# WRITTEN INSTRUCTION
Write out the opening lines of the data word for word, up to and including the line with "import pandas as pd", and leave every picture and every later line out.

-- GIVEN DATA start --

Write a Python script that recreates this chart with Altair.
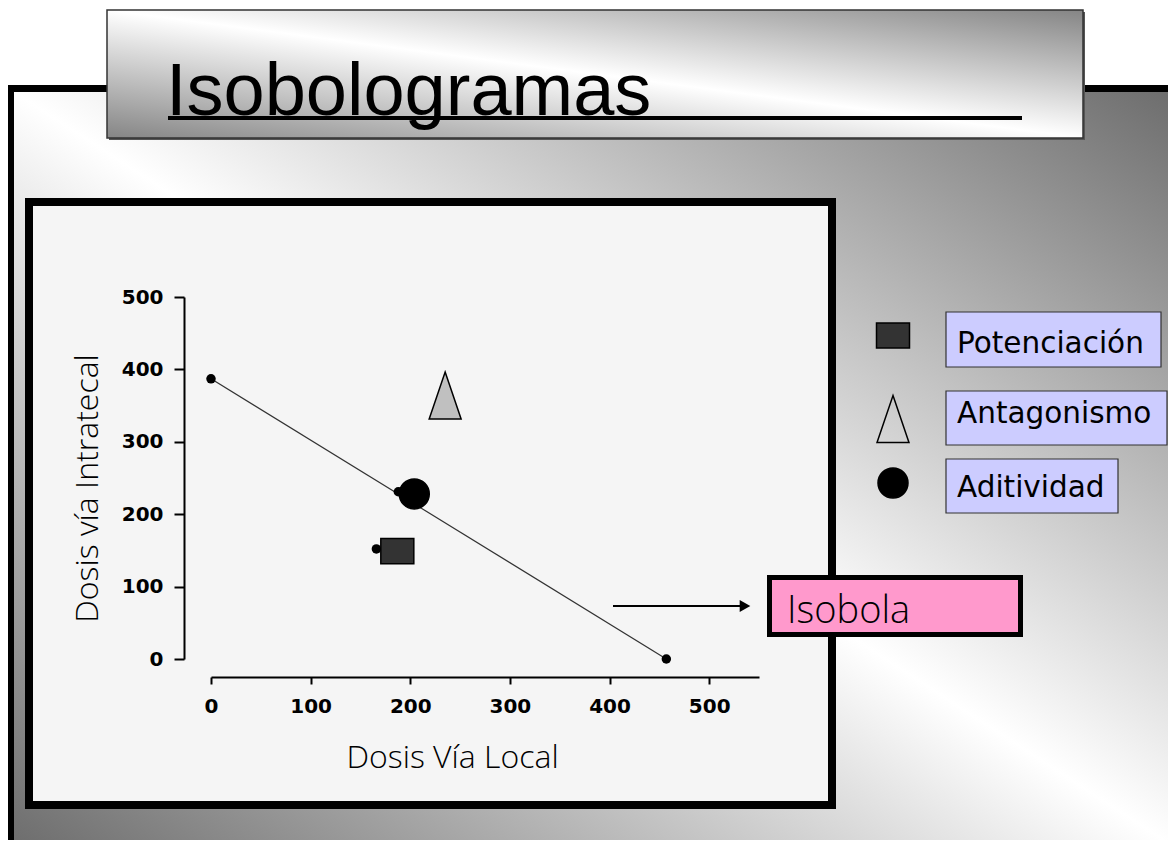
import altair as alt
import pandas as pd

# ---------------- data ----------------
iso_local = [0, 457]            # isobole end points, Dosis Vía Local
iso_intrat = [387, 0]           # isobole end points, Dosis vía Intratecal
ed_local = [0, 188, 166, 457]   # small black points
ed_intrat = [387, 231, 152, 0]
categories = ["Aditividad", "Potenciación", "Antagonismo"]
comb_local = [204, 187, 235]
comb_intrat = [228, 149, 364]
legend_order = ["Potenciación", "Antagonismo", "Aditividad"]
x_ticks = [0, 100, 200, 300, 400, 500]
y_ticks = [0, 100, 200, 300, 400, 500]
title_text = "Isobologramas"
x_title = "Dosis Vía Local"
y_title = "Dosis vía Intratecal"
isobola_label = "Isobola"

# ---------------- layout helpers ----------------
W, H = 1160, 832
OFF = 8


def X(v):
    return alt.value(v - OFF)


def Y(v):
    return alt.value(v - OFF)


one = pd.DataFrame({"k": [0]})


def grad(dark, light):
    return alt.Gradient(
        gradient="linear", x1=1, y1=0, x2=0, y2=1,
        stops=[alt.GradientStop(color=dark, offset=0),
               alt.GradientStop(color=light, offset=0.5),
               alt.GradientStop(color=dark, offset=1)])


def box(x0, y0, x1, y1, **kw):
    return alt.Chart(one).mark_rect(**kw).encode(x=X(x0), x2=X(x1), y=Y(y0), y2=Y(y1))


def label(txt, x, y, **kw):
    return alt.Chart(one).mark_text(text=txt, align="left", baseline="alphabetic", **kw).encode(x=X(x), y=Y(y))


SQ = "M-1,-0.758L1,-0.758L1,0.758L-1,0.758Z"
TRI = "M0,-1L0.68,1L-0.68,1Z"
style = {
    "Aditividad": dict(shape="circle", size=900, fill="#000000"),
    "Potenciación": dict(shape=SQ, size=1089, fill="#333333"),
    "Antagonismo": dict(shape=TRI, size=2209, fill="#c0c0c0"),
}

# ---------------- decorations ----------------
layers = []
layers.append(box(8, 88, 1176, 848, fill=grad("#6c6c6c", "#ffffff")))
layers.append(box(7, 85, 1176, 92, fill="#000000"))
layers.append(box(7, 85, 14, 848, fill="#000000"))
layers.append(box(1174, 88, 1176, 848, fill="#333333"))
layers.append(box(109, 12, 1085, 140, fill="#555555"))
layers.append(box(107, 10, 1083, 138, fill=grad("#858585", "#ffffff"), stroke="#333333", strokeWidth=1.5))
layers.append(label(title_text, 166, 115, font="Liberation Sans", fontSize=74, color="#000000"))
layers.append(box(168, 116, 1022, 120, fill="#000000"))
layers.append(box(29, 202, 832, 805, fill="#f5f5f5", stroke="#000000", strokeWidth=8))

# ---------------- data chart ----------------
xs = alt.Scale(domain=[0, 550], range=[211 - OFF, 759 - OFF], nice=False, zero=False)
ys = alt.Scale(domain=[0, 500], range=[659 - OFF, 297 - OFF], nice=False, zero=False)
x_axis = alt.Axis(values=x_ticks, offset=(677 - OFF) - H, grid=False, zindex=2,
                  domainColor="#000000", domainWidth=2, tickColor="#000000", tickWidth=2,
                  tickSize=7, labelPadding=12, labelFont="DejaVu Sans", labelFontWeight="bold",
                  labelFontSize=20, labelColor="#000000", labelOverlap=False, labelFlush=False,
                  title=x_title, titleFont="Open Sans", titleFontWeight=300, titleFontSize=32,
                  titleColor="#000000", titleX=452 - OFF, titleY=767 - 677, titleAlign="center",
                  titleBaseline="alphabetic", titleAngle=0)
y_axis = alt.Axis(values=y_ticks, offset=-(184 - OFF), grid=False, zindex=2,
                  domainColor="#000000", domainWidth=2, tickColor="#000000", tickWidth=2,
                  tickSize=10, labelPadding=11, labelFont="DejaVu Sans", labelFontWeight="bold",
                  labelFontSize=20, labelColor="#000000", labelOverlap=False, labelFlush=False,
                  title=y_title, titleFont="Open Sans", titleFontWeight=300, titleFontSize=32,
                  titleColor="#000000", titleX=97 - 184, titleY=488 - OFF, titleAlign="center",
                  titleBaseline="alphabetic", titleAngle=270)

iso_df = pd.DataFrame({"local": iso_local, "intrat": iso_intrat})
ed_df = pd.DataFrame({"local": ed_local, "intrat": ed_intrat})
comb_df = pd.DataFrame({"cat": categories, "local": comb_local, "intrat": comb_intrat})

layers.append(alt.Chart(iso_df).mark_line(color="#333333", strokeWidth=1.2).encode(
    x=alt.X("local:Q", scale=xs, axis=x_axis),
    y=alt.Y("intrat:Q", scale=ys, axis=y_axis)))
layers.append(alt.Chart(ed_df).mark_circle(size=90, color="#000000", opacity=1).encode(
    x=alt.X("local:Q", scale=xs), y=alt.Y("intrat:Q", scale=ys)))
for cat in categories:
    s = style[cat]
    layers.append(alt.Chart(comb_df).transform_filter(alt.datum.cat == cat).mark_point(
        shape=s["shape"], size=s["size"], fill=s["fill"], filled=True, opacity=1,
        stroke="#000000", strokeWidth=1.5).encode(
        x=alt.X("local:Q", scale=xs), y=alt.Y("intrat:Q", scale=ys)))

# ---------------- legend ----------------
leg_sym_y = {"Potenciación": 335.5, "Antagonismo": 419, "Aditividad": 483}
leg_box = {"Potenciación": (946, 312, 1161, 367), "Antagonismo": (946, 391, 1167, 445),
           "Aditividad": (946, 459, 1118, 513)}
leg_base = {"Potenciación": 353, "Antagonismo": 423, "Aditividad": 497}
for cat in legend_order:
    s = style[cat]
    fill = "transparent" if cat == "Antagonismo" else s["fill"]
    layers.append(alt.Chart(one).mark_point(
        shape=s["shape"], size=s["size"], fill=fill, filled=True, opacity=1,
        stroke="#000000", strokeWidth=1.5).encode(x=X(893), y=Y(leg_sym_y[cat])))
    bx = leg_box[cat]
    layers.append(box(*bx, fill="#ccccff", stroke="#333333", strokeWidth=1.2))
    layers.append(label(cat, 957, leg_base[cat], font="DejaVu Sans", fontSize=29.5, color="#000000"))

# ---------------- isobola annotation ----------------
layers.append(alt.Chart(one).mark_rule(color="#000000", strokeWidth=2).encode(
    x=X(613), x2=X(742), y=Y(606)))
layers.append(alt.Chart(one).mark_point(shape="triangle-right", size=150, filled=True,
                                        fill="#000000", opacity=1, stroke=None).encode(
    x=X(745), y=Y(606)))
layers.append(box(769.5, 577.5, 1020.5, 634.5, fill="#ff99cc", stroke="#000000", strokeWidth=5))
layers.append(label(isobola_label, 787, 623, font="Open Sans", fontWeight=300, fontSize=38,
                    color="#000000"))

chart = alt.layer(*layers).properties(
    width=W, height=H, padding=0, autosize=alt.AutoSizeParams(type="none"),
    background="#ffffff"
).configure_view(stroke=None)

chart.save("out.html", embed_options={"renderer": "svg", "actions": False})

-- GIVEN DATA end --

# EXERCISE RESULT
Write a Python script that recreates this chart with Altair.
import altair as alt
import pandas as pd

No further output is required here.